**Problem to solve:** Note each line where "this" appears, and copy it.

**Recorded information:**

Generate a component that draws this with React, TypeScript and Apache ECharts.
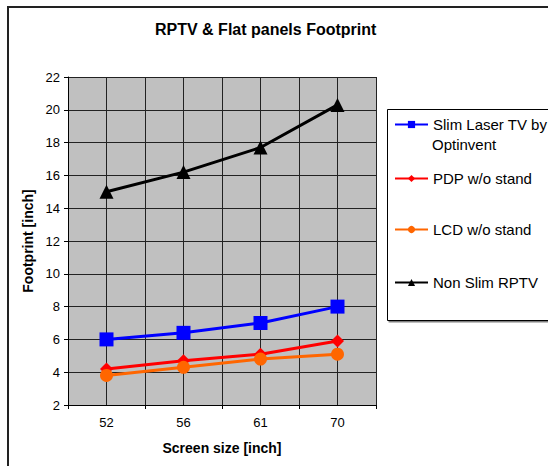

...

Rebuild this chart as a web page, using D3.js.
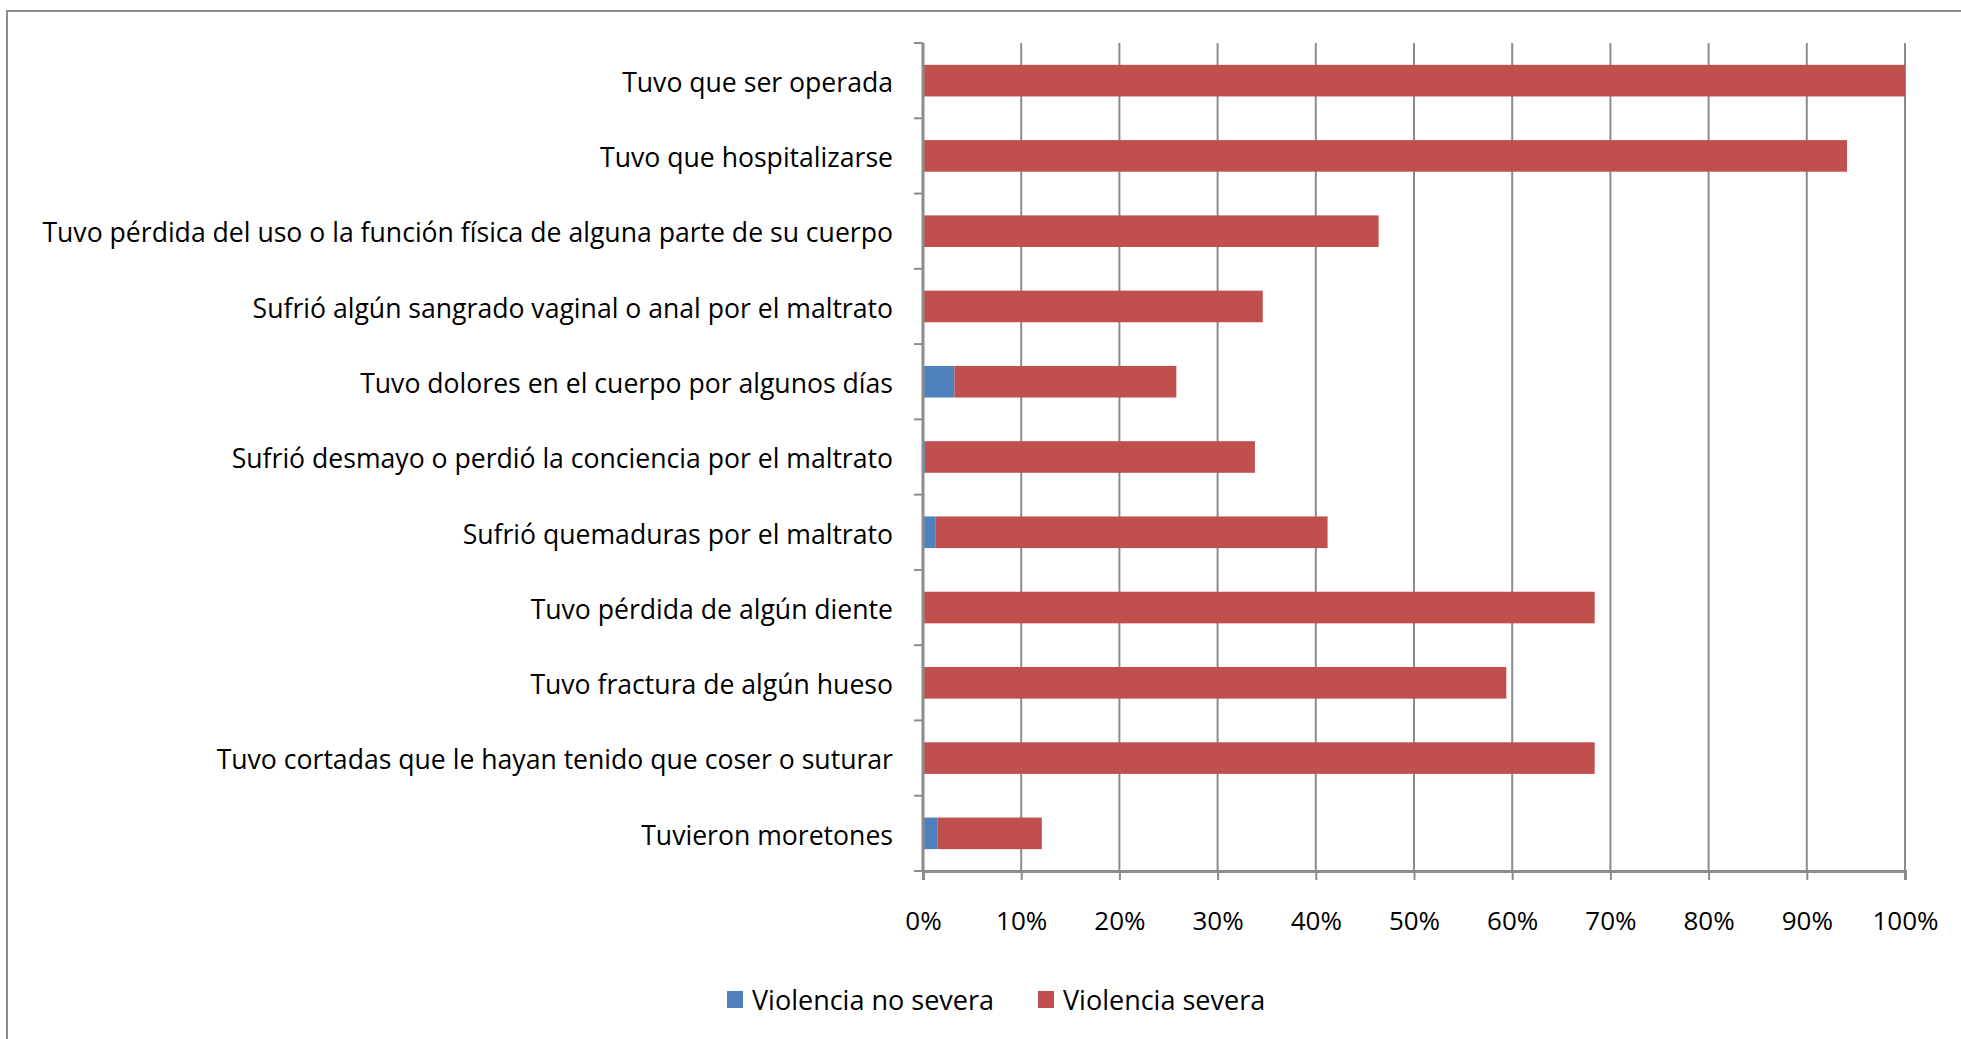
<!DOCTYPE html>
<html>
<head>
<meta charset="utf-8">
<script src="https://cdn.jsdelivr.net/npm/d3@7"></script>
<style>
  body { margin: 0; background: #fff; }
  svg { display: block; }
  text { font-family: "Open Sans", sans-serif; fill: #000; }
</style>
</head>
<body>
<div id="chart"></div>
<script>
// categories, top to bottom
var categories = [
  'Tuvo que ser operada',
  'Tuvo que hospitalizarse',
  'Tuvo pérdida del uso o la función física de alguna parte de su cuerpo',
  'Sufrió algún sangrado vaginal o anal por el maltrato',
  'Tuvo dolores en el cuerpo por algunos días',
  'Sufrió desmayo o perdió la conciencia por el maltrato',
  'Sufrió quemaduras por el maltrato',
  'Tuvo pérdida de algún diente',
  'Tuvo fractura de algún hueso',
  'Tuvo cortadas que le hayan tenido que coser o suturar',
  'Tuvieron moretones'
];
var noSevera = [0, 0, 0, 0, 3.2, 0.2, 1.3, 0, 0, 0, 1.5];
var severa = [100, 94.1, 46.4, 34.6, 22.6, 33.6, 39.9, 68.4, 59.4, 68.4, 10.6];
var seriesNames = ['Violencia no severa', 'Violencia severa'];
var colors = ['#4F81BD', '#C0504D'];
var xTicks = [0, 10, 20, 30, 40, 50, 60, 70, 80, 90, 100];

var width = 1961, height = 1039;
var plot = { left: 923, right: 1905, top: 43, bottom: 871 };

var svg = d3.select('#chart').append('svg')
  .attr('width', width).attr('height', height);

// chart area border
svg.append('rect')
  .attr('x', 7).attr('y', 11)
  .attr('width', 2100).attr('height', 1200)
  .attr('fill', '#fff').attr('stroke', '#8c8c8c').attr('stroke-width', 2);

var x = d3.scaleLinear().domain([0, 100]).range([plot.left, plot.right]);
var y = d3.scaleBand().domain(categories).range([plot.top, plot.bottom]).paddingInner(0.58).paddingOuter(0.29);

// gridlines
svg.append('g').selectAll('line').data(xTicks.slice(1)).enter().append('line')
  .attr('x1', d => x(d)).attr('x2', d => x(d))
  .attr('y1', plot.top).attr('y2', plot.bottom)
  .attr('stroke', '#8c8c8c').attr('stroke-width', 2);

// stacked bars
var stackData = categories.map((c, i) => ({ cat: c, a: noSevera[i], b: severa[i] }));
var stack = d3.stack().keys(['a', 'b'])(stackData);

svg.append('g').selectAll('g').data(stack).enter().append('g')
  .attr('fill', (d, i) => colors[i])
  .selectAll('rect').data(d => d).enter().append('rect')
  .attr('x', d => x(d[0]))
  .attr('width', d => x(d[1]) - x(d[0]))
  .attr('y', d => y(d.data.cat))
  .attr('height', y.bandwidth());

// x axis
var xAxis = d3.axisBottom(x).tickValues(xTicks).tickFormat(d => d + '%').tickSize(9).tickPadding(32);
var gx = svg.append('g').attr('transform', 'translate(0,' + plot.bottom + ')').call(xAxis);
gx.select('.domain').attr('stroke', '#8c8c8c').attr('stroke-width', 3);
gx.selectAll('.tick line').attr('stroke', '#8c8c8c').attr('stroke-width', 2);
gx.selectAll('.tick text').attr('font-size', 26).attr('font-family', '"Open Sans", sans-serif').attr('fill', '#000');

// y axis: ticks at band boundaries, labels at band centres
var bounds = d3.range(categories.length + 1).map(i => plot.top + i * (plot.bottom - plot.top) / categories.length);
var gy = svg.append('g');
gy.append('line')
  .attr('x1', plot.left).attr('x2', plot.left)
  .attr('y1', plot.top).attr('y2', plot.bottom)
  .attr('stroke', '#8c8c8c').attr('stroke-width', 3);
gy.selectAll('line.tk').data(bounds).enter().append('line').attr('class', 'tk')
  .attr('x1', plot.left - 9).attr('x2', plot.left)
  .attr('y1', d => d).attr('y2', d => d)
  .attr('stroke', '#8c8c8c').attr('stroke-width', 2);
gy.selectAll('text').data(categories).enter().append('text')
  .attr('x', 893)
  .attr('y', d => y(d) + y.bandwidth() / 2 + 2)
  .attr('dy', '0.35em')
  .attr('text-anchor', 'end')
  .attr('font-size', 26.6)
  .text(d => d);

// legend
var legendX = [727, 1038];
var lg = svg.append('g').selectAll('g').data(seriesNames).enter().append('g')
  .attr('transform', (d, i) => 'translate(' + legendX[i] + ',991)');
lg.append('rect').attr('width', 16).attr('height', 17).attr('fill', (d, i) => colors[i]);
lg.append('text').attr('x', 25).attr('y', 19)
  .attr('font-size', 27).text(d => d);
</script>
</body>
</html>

---

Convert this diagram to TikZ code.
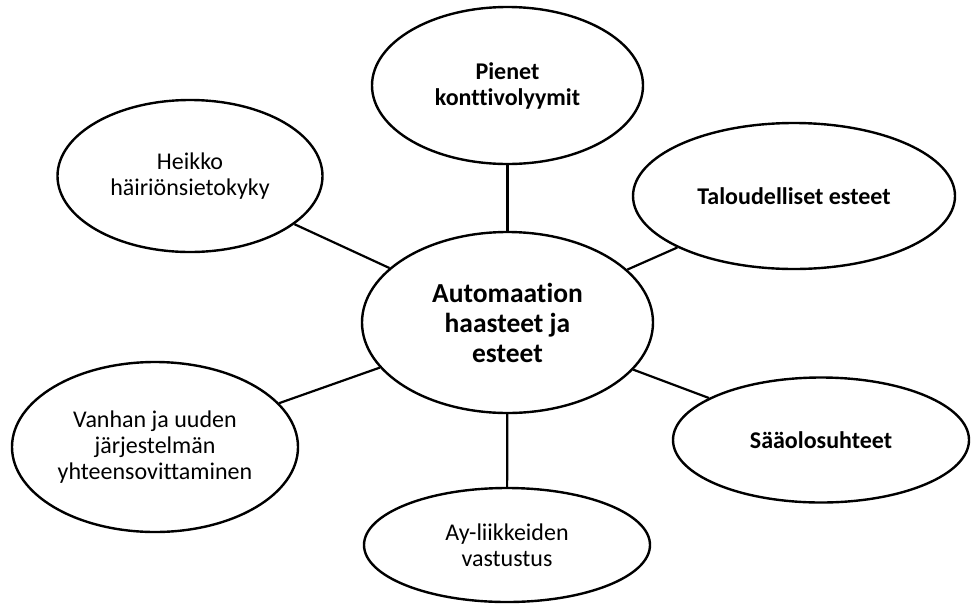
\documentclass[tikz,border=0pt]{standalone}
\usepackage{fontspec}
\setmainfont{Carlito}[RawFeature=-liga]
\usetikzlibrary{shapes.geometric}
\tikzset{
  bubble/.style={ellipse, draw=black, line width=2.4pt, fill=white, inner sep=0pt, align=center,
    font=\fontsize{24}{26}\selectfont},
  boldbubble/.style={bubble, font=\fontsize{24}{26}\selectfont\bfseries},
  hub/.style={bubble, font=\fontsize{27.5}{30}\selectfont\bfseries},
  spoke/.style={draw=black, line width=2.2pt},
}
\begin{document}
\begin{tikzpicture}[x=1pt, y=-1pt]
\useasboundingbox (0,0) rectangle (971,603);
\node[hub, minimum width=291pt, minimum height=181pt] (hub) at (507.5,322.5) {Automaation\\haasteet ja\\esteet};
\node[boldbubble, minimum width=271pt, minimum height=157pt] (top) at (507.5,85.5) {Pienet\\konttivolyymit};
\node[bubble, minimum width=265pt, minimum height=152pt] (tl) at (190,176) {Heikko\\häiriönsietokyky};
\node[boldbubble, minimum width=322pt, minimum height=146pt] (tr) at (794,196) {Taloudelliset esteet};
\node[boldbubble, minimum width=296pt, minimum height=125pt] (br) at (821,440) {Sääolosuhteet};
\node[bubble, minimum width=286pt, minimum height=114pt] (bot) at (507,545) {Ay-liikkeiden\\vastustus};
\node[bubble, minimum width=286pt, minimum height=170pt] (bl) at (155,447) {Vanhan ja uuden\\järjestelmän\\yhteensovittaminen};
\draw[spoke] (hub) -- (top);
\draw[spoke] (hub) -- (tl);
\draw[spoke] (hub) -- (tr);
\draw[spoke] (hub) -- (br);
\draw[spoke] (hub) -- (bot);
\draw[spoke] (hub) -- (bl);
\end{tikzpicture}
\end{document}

**Exercise solution:**
Generate a component that draws this with React, TypeScript and Apache ECharts.
Rebuild this chart as a web page, using D3.js.
Convert this diagram to TikZ code.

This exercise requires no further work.